XXXI. Green flags that support legitimacy
These do not guarantee fairness, but they are positive indicators:
- clearly identified legal entity
- formal and consistent documentation
- written disclosure of interest and fees
- no pre-release “unlock” fee
- official and matching payment channels
- privacy policy tied to the actual company
- reasonable app permissions
- professional customer service
- non-abusive collection language
- traceable office and complaint process
XXXII. For families and employees: secondary victim issues
In the Philippines, unlawful online lending practices often affect not only borrowers but also their relatives, coworkers, and references. If you receive messages about another person’s loan:
- do not assume the accusation is true
- do not forward defamatory messages
- tell the sender to stop contacting you if you are not a party
- preserve evidence if the messages are abusive
- avoid paying on behalf of the borrower unless you independently verify the debt and intend to assume that burden
Employers should also be cautious. A collector’s message to HR is not proof of legal wrongdoing by the employee.
XXXIII. Practical legal mindset: legitimacy, enforceability, and behavior are different questions
A borrower should evaluate three separate things:
1. Is the lender real?
This is the existence and identity question.
2. Is the lending activity authorized and properly documented?
This is the legal-operational question.
3. Is the lender behaving lawfully in marketing, privacy, disclosure, and collection?

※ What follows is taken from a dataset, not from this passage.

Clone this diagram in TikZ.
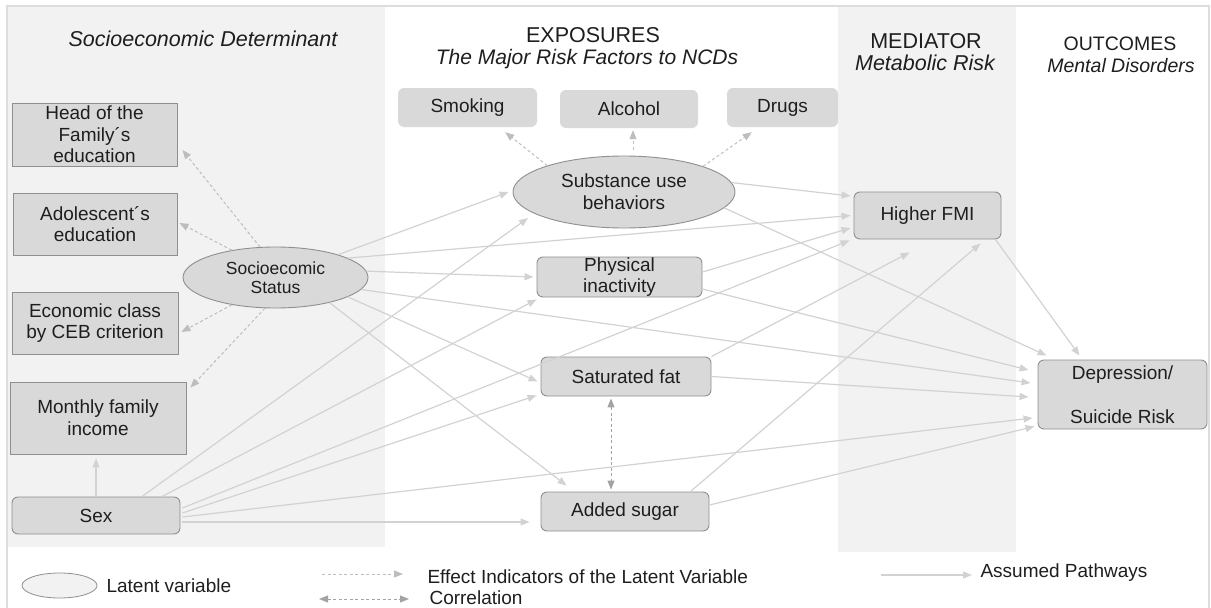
\documentclass[tikz,border=0pt]{standalone}
\usepackage{fontspec}
\setmainfont{Liberation Sans}
\usetikzlibrary{arrows.meta,shapes.geometric,calc}
\definecolor{panel}{HTML}{F2F2F2}
\definecolor{boxfill}{HTML}{D9D9D9}
\definecolor{boxline}{HTML}{8F8F8F}
\definecolor{pathc}{HTML}{D2D2D2}
\definecolor{dashc}{HTML}{BDBDBD}
\definecolor{corrc}{HTML}{A3A3A3}
\definecolor{framec}{HTML}{DDDDDD}
\definecolor{txt}{HTML}{1E1E1E}
\begin{document}
\begin{tikzpicture}[x=1pt,y=-1pt,
  every node/.style={text=txt},
  bx/.style={font=\fontsize{19}{21.7}\selectfont, align=center, inner sep=0pt, fill=boxfill},
  sqbox/.style={bx, rectangle, draw=boxline, line width=0.9pt},
  rbox/.style={bx, rectangle, rounded corners=6pt, draw=boxline, line width=0.9pt},
  tbox/.style={bx, rectangle, rounded corners=6pt},
  lat/.style={bx, ellipse, draw=boxline, line width=0.9pt},
  apath/.style={draw=pathc, line width=1.2pt, -{Triangle[length=9pt,width=7pt]}},
  ind/.style={draw=dashc, line width=1pt, dash pattern=on 3pt off 2.5pt, -{Triangle[length=9pt,width=7pt]}},
  corr/.style={draw=corrc, line width=1pt, dash pattern=on 3pt off 2.5pt, {Triangle[length=9pt,width=7pt]}-{Triangle[length=9pt,width=7pt]}},
  hdr/.style={font=\fontsize{21.5}{24}\selectfont, anchor=base},
  hdrs/.style={font=\fontsize{19.5}{22}\selectfont, anchor=base},
  lgd/.style={font=\fontsize{19}{22}\selectfont, anchor=base west}
]
\useasboundingbox (0,0) rectangle (1211,608);
% panels and frame
\fill[panel] (8,7) rectangle (385,547);
\fill[panel] (838,7) rectangle (1016,552);
\draw[framec, line width=1.2pt] (7,608) -- (7,6) -- (1209,6) -- (1209,608);

% headers
\node[hdr, font=\fontsize{21.5}{24}\selectfont\itshape] (h1) at (203,46) {Socioeconomic Determinant};
\node[hdr] (h2) at (593,42) {EXPOSURES};
\node[hdr, font=\fontsize{21}{24}\selectfont\itshape] (h2b) at (587,64) {The Major Risk Factors to NCDs};
\node[hdr] (h3) at (926,48) {MEDIATOR};
\node[hdr, font=\fontsize{21.5}{24}\selectfont\itshape] (h3b) at (925,70) {Metabolic Risk};
\node[hdrs] (h4) at (1120,50) {OUTCOMES};
\node[hdrs, font=\fontsize{19.5}{22}\selectfont\itshape] (h4b) at (1121,72) {Mental Disorders};

% left column
\node[sqbox, minimum width=165pt, minimum height=63pt] (head) at (94.5,134.5) {Head of the\\Family´s\\education};
\node[sqbox, minimum width=164pt, minimum height=62pt] (adol) at (95,224) {Adolescent´s\\education};
\node[sqbox, minimum width=166pt, minimum height=62pt] (econ) at (95,323) {Economic class\\by CEB criterion};
\node[sqbox, minimum width=176pt, minimum height=72pt] (mon) at (98,418) {Monthly family\\income};
\node[rbox, minimum width=168pt, minimum height=37pt] (sex) at (96,515.5) {Sex};
\node[lat, minimum width=185pt, minimum height=61pt, font=\fontsize{17.5}{19.5}\selectfont] (ses) at (275.5,277.5) {Socioecomic\\Status};

% exposures
\node[tbox, minimum width=139pt, minimum height=39pt] (smk) at (467.5,107.5) {Smoking};
\node[tbox, minimum width=138pt, minimum height=38pt] (alc) at (629,109) {Alcohol};
\node[tbox, minimum width=111pt, minimum height=39pt] (drg) at (782.5,107.5) {Drugs};
\node[lat, minimum width=222pt, minimum height=72pt] (sub) at (624,192) {Substance use\\behaviors};
\node[rbox, minimum width=165pt, minimum height=40pt] (phy) at (619.5,277) {Physical\\inactivity};
\node[rbox, minimum width=170pt, minimum height=39pt] (sat) at (626,376.5) {Saturated fat};
\node[rbox, minimum width=168pt, minimum height=39pt] (sug) at (625,511.5) {Added sugar};

% mediator and outcome
\node[rbox, minimum width=147pt, minimum height=47pt] (fmi) at (927.5,215.5) {Higher FMI};
\node[rbox, minimum width=169pt, minimum height=69pt] (dep) at (1122.5,394.5) {Depression/\\[22pt]Suicide Risk};

% effect indicators
\draw[ind] (ses.117) -- ($(head.east)+(5,15.5)$);
\draw[ind] (ses.148) -- ($(adol.east)+(2,-1)$);
\draw[ind] (ses.212) -- ($(econ.east)+(3,9)$);
\draw[ind] (ses.251) -- ($(mon.north east)+(4,6)$);
\draw[ind] (sub.161) -- ($(smk.south east)+(-32,5)$);
\draw[ind] ($(sub.north)+(9,-6)$) -- ($(alc.south)+(4,2)$);
\draw[ind] (sub.18) -- ($(drg.south west)+(25,5)$);

% correlation
\draw[corr] ($(sat.south)+(-15,2)$) -- ($(sug.north)+(-14,-2)$);

% assumed pathways: SES
\draw[apath] (ses.20) -- ($(sub.west)+(-4,0)$);
\draw[apath] (ses.15) -- ($(fmi.west)+(-3,0)$);
\draw[apath] (ses.4) -- ($(phy.west)+(-3,0)$);
\draw[apath] (ses.-8) -- ($(dep.west)+(-7,-11.5)$);
\draw[apath] (ses.-15) -- ($(sat.west)+(-3,5)$);
\draw[apath] (ses.-25) -- ($(sug.north west)+(26,-6)$);
% substance
\draw[apath] (sub.5) -- ($(fmi.west)+(-3,-19.5)$);
\draw[apath] (sub.-9) -- ($(dep.north west)+(9,-4)$);
% physical inactivity
\draw[apath] ($(phy.east)+(0,-5)$) -- ($(fmi.west)+(-3,12.5)$);
\draw[apath] ($(phy.east)+(0,12)$) -- ($(dep.west)+(-9,-24.5)$);
% saturated fat
\draw[apath] (sat.north east) -- ($(fmi.south west)+(56,13)$);
\draw[apath] (sat.east) -- ($(dep.west)+(-9,2.5)$);
% added sugar
\draw[apath] ($(sug.north east)+(-19,0)$) -- ($(fmi.south east)+(-21,4)$);
\draw[apath] ($(sug.east)+(0,-6.5)$) -- ($(dep.south west)+(-3,-3)$);
% higher FMI
\draw[apath] ($(fmi.south east)+(-6,0)$) -- ($(dep.north)+(-43,-4)$);
% sex
\draw[apath, shorten >=4pt] (sex.north) -- (sex.north |- mon.south);
\draw[apath] ($(sex.north)+(46,0)$) -- ($(sub)+(-96,26)$);
\draw[apath] ($(sex.north)+(66,0)$) -- ($(phy.south west)+(0,2)$);
\draw[apath] ($(sex.east)+(2,-7.5)$) -- ($(fmi.south west)+(-4,1)$);
\draw[apath] ($(sex.east)+(2,-2.5)$) -- ($(sat.south west)+(-4,-1)$);
\draw[apath] ($(sex.east)+(2,1.5)$) -- ($(dep.west)+(-5,23.5)$);
\draw[apath] ($(sex.east)+(2,6.5)$) -- ($(sug.west)+(-11,10.5)$);

% legend
\node[ellipse, draw=boxline, fill=panel, line width=0.8pt, minimum width=75pt, minimum height=25pt, inner sep=0pt] (lgell) at (59.5,585.5) {};
\node[lgd] (lgt1) at (103,592) {Latent variable};
\coordinate (l1a) at (322,574);
\coordinate (l1b) at (403,574);
\draw[ind] (l1a) -- (l1b);
\node[lgd] (lgt2) at (424,583) {Effect Indicators of the Latent Variable};
\coordinate (l2a) at (319,599);
\coordinate (l2b) at (409,599);
\draw[corr] (l2a) -- (l2b);
\node[lgd] (lgt3) at (426,604) {Correlation};
\coordinate (l3a) at (881,575);
\coordinate (l3b) at (972,575);
\draw[apath] (l3a) -- (l3b);
\node[lgd] (lgt4) at (977,577) {Assumed Pathways};
\end{tikzpicture}
\end{document}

This is the conduct question.
A company can fail at any of these levels. For example:
- a fake lender fails all three
- a registered but unlicensed operator may be real but not properly authorized
- a licensed lender may still act unlawfully in collection or data handling
This three-part framework is one of the best ways to analyze risk.
XXXIV. What a cautious borrower should conclude
In the Philippine setting, a lending company is more likely legitimate when it has a clear legal identity, proper authority for its lending activity, transparent written disclosures, lawful payment channels, proportionate data practices, and professional collection behavior. It is more likely a scam, or at least a legally dangerous operator, when it hides its identity, asks for money before releasing the loan, relies on intimidation, uses excessive app permissions, threatens jail for ordinary nonpayment, or weaponizes the borrower’s personal data and contacts.
The safest rule is simple: never treat urgency as proof, never treat a social media page as authority, and never pay a release fee just because someone says your loan is approved.
XXXV. Final legal and practical summary
To check whether a lending company in the Philippines is legitimate or a scam, examine five things together:
Identity: Is there a real, traceable legal entity behind the offer? Authority: Is that entity actually allowed to engage in lending or financing? Disclosure: Are the loan terms, charges, and net proceeds clearly stated in writing? Data handling: Are privacy practices lawful and proportionate? Collection conduct: Does the company collect professionally, without threats, public shaming, or fake legal claims?
The most dangerous warning signs are usually advance fees, mismatched payment accounts, hidden charges, excessive app permissions, refusal to identify the real lender, and threats of arrest or mass-contacting of friends and coworkers.
A borrower who checks these points carefully will avoid many of the most common lending scams and will also be better positioned to recognize when a supposedly legitimate lender is operating outside the law.